- DIRECTIVE: Take the lines from the head of the listing through the one bearing "x_ticks = n_values" and copy them exactly, leaving every picture out.

— START ENTRIES —

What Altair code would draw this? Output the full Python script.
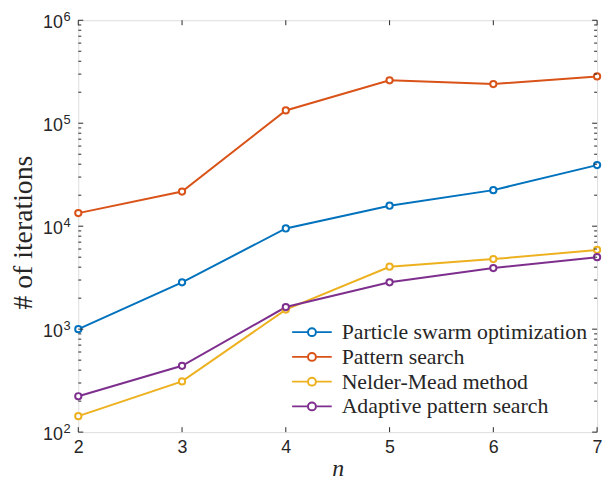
import altair as alt
import pandas as pd

n_values = [2, 3, 4, 5, 6, 7]
methods = ["Particle swarm optimization", "Pattern search", "Nelder-Mead method", "Adaptive pattern search"]
pso = [1000, 2850, 9500, 15800, 22400, 39200]
pattern = [13400, 21700, 133000, 261000, 240000, 285000]
nelder = [143, 311, 1550, 4040, 4790, 5880]
adaptive = [223, 441, 1640, 2850, 3920, 5000]
colors = ["#0072BD", "#D95319", "#EDB120", "#7E2F8E"]

major_y = [1e2, 1e3, 1e4, 1e5, 1e6]
exponents = ["2", "3", "4", "5", "6"]
minor_y = [m * 10 ** e for e in range(2, 6) for m in range(2, 10)]
x_ticks = n_values

rows = []
for name, vals in zip(methods, [pso, pattern, nelder, adaptive]):
    for n, v in zip(n_values, vals):
        rows.append({"n": n, "iterations": v, "method": name})
df = pd.DataFrame(rows)

W, H = 524, 416
AX = "#262626"

yscale = alt.Scale(type="log", domain=[100, 1e6], nice=False)
xscale = alt.Scale(domain=[2, 7], nice=False, zero=False)

xaxis = alt.Axis(
    values=x_ticks, title="n", ticks=False, domain=False, grid=False, labelFlush=False,
    labelFont="Liberation Sans", labelFontSize=18, labelColor=AX, labelPadding=7,
    titleFont="Liberation Serif", titleFontStyle="italic", titleFontWeight="normal",
    titleFontSize=24, titleColor=AX, titleX=W / 2, titleY=44, titleBaseline="alphabetic")
yaxis = alt.Axis(
    values=major_y, title="# of iterations", ticks=False, domain=False, grid=False,
    labelFlush=False, labelExpr="'10'", labelOffset=2,
    labelFont="Liberation Sans", labelFontSize=18, labelColor=AX, labelPadding=16,
    titleFont="Liberation Serif", titleFontWeight="normal", titleFontSize=28,
    titleColor=AX, titleX=-41, titleY=214, titleBaseline="bottom")

sym = "M-2,0H-0.4M0.4,0H2M-0.4,0A0.4,0.4 0 1,0 0.4,0A0.4,0.4 0 1,0 -0.4,0"

lines = alt.Chart(df).mark_line(
    strokeWidth=2,
    point=alt.OverlayMarkDef(filled=False, fill="white", size=40, strokeWidth=2, shape="circle"),
).encode(
    x=alt.X("n:Q", scale=xscale, axis=xaxis),
    y=alt.Y("iterations:Q", scale=yscale, axis=yaxis),
    color=alt.Color("method:N", sort=methods, scale=alt.Scale(domain=methods, range=colors),
                    legend=alt.Legend(
                        title=None, orient="none", legendX=225, legendY=304,
                        symbolType=sym, symbolSize=400, symbolStrokeWidth=2,
                        symbolFillColor="white", labelLimit=0,
                        labelFont="Liberation Serif", labelFontSize=22, labelColor=AX,
                        labelOffset=19, rowPadding=3, padding=0)),
)

ydf_major = pd.DataFrame({"v": major_y, "e": exponents})
ydf_minor = pd.DataFrame({"v": minor_y})
xdf = pd.DataFrame({"xv": x_ticks})

exps = alt.Chart(ydf_major).mark_text(
    align="left", baseline="middle", font="Liberation Sans", fontSize=13, color=AX, dy=-3
).encode(y=alt.Y("v:Q", scale=yscale, axis=yaxis), x=alt.value(-15), text="e:N")

def yticks(data, length):
    base = alt.Chart(data).mark_rule(color=AX, strokeWidth=1)
    left = base.encode(y=alt.Y("v:Q", scale=yscale, axis=yaxis), x=alt.value(0), x2=alt.value(length))
    right = base.encode(y=alt.Y("v:Q", scale=yscale, axis=yaxis), x=alt.value(W - length), x2=alt.value(W))
    return left + right

xb = alt.Chart(xdf).mark_rule(color=AX, strokeWidth=1)
xt_bottom = xb.encode(x=alt.X("xv:Q", scale=xscale, axis=xaxis), y=alt.value(H - 5), y2=alt.value(H))
xt_top = xb.encode(x=alt.X("xv:Q", scale=xscale, axis=xaxis), y=alt.value(0), y2=alt.value(5))

chart = alt.layer(
    lines, yticks(ydf_minor, 3), yticks(ydf_major, 5), xt_bottom, xt_top, exps
).properties(
    width=W, height=H,
    autosize=alt.AutoSizeParams(type="none"),
    padding={"left": 71, "top": 10, "right": 8, "bottom": 49},
).configure_view(
    stroke=AX, strokeWidth=1
).configure(background="white")

chart.save("out.html", embed_options={"renderer": "svg", "actions": False})
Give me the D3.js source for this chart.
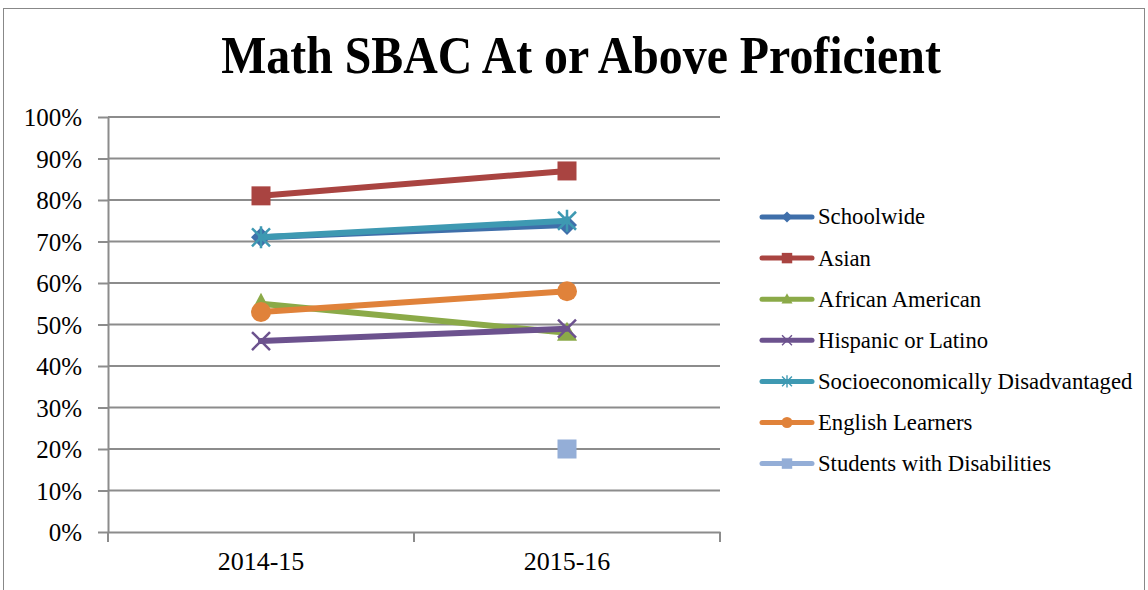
<!DOCTYPE html>
<html><head><meta charset="utf-8">
<script src="https://cdn.jsdelivr.net/npm/d3@7"></script>
<style>
html,body{margin:0;padding:0;background:#fff;}
svg{display:block;font-family:"Liberation Serif","Times New Roman",serif;}
</style></head>
<body><svg id="chart" width="1148" height="590"></svg>
<script>
const categories = ["2014-15", "2015-16"];
const seriesNames = ["Schoolwide","Asian","African American","Hispanic or Latino","Socioeconomically Disadvantaged","English Learners","Students with Disabilities"];
const schoolwide = [71, 74];
const asian = [81, 87];
const africanAmerican = [55, 48];
const hispanic = [46, 49];
const socioDisadv = [71, 75];
const englishLearners = [53, 58];
const disabilities = [null, 20];
const yTicks = [0,10,20,30,40,50,60,70,80,90,100];

const seriesValues = [schoolwide, asian, africanAmerican, hispanic, socioDisadv, englishLearners, disabilities];
const colors = ["#3F6FAA","#A94441","#8BAA48","#6C528E","#3E99B2","#E0823A","#94AED7"];
const markers = ["diamond","square","triangle","x","star","circle","square"];
const FONT = "'Liberation Serif','Times New Roman',serif";

const svg = d3.select("#chart");
svg.append("rect").attr("x",3.5).attr("y",8.5).attr("width",1141).attr("height",600)
  .attr("fill","none").attr("stroke","#888").attr("stroke-width",1);

svg.append("text").attr("transform","translate(581,73) scale(0.92,1)").attr("text-anchor","middle")
  .attr("font-family",FONT).attr("font-size",52).attr("font-weight","bold").attr("fill","#000")
  .text("Math SBAC At or Above Proficient");

const x = d3.scaleBand().domain(categories).range([108,720]);
const y = d3.scaleLinear().domain([0,100]).range([532,117]);

svg.append("g").selectAll("line").data(yTicks.filter(d=>d>0)).join("line")
  .attr("x1",108).attr("x2",720).attr("y1",d=>y(d)).attr("y2",d=>y(d))
  .attr("stroke","#8c8c8c").attr("stroke-width",2);

const yAxis = d3.axisLeft(y).tickValues(yTicks).tickFormat(d=>d+"%").tickSize(10).tickSizeOuter(0);
const gy = svg.append("g").attr("transform","translate(108,0)").call(yAxis);
gy.select(".domain").attr("stroke","#8c8c8c").attr("stroke-width",2);
gy.selectAll(".tick line").attr("stroke","#8c8c8c").attr("stroke-width",2);
gy.selectAll(".tick text").attr("font-size",25).attr("fill","#000").attr("x",-26).attr("dy","0.34em")
  .attr("font-family",FONT);

const xAxis = d3.axisBottom(x).tickSize(0);
const gx = svg.append("g").attr("transform","translate(0,532)").call(xAxis);
gx.select(".domain").attr("stroke","#8c8c8c").attr("stroke-width",2);
gx.selectAll(".tick text").attr("font-size",26).attr("fill","#000").attr("y",20).attr("dy","0.71em")
  .attr("font-family",FONT);
const bounds = [x.range()[0], ...categories.map(c=>x(c)+x.bandwidth())];
gx.append("g").selectAll("line").data(bounds).join("line")
  .attr("x1",d=>d).attr("x2",d=>d).attr("y1",0).attr("y2",10)
  .attr("stroke","#8c8c8c").attr("stroke-width",2);

function drawMarker(g, type, cx, cy, color, s) {
  const k = s/20;
  if (type==="square") {
    g.append("rect").attr("x",cx-9.5*k).attr("y",cy-9.5*k).attr("width",19*k).attr("height",19*k).attr("fill",color);
  } else if (type==="circle") {
    g.append("circle").attr("cx",cx).attr("cy",cy).attr("r",10*k).attr("fill",color);
  } else if (type==="diamond") {
    g.append("path").attr("d",`M${cx},${cy-10*k}L${cx+10*k},${cy}L${cx},${cy+10*k}L${cx-10*k},${cy}Z`).attr("fill",color);
  } else if (type==="triangle") {
    g.append("path").attr("d",`M${cx},${cy-11*k}L${cx+10*k},${cy+8*k}L${cx-10*k},${cy+8*k}Z`).attr("fill",color);
  } else if (type==="x") {
    g.append("path").attr("d",`M${cx-9*k},${cy-9*k}L${cx+9*k},${cy+9*k}M${cx+9*k},${cy-9*k}L${cx-9*k},${cy+9*k}`)
      .attr("stroke",color).attr("stroke-width",2.5*k).attr("fill","none");
  } else if (type==="star") {
    g.append("path").attr("d",`M${cx-9*k},${cy-9*k}L${cx+9*k},${cy+9*k}M${cx+9*k},${cy-9*k}L${cx-9*k},${cy+9*k}M${cx},${cy-11*k}L${cx},${cy+11*k}`)
      .attr("stroke",color).attr("stroke-width",2.5*k).attr("fill","none");
  }
}

const line = d3.line().defined(d=>d.v!=null).x(d=>x(d.c)+x.bandwidth()/2).y(d=>y(d.v));
const plot = svg.append("g");
seriesValues.forEach((vals,i)=>{
  const pts = categories.map((c,j)=>({c, v: vals[j]}));
  const g = plot.append("g");
  g.append("path").datum(pts).attr("d",line).attr("fill","none")
    .attr("stroke",colors[i]).attr("stroke-width",6).attr("stroke-linecap","round");
  pts.filter(p=>p.v!=null).forEach(p=>drawMarker(g, markers[i], x(p.c)+x.bandwidth()/2, y(p.v), colors[i], 20));
});

const leg = svg.append("g");
seriesNames.forEach((n,i)=>{
  const ly = 217 + i*41.1;
  const g = leg.append("g");
  g.append("line").attr("x1",762).attr("x2",812).attr("y1",ly).attr("y2",ly)
    .attr("stroke",colors[i]).attr("stroke-width",5).attr("stroke-linecap","round");
  drawMarker(g, markers[i], 787, ly, colors[i], 11);
  g.append("text").attr("x",818).attr("y",ly).attr("dy","0.33em").attr("font-size",22.7)
    .attr("font-family",FONT).attr("fill","#000").text(n);
});
</script></body></html>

— END ENTRIES —

- REPLY TO THE TASK:
What Altair code would draw this? Output the full Python script.
import altair as alt
import pandas as pd

n_values = [2, 3, 4, 5, 6, 7]
methods = ["Particle swarm optimization", "Pattern search", "Nelder-Mead method", "Adaptive pattern search"]
pso = [1000, 2850, 9500, 15800, 22400, 39200]
pattern = [13400, 21700, 133000, 261000, 240000, 285000]
nelder = [143, 311, 1550, 4040, 4790, 5880]
adaptive = [223, 441, 1640, 2850, 3920, 5000]
colors = ["#0072BD", "#D95319", "#EDB120", "#7E2F8E"]

major_y = [1e2, 1e3, 1e4, 1e5, 1e6]
exponents = ["2", "3", "4", "5", "6"]
minor_y = [m * 10 ** e for e in range(2, 6) for m in range(2, 10)]
x_ticks = n_values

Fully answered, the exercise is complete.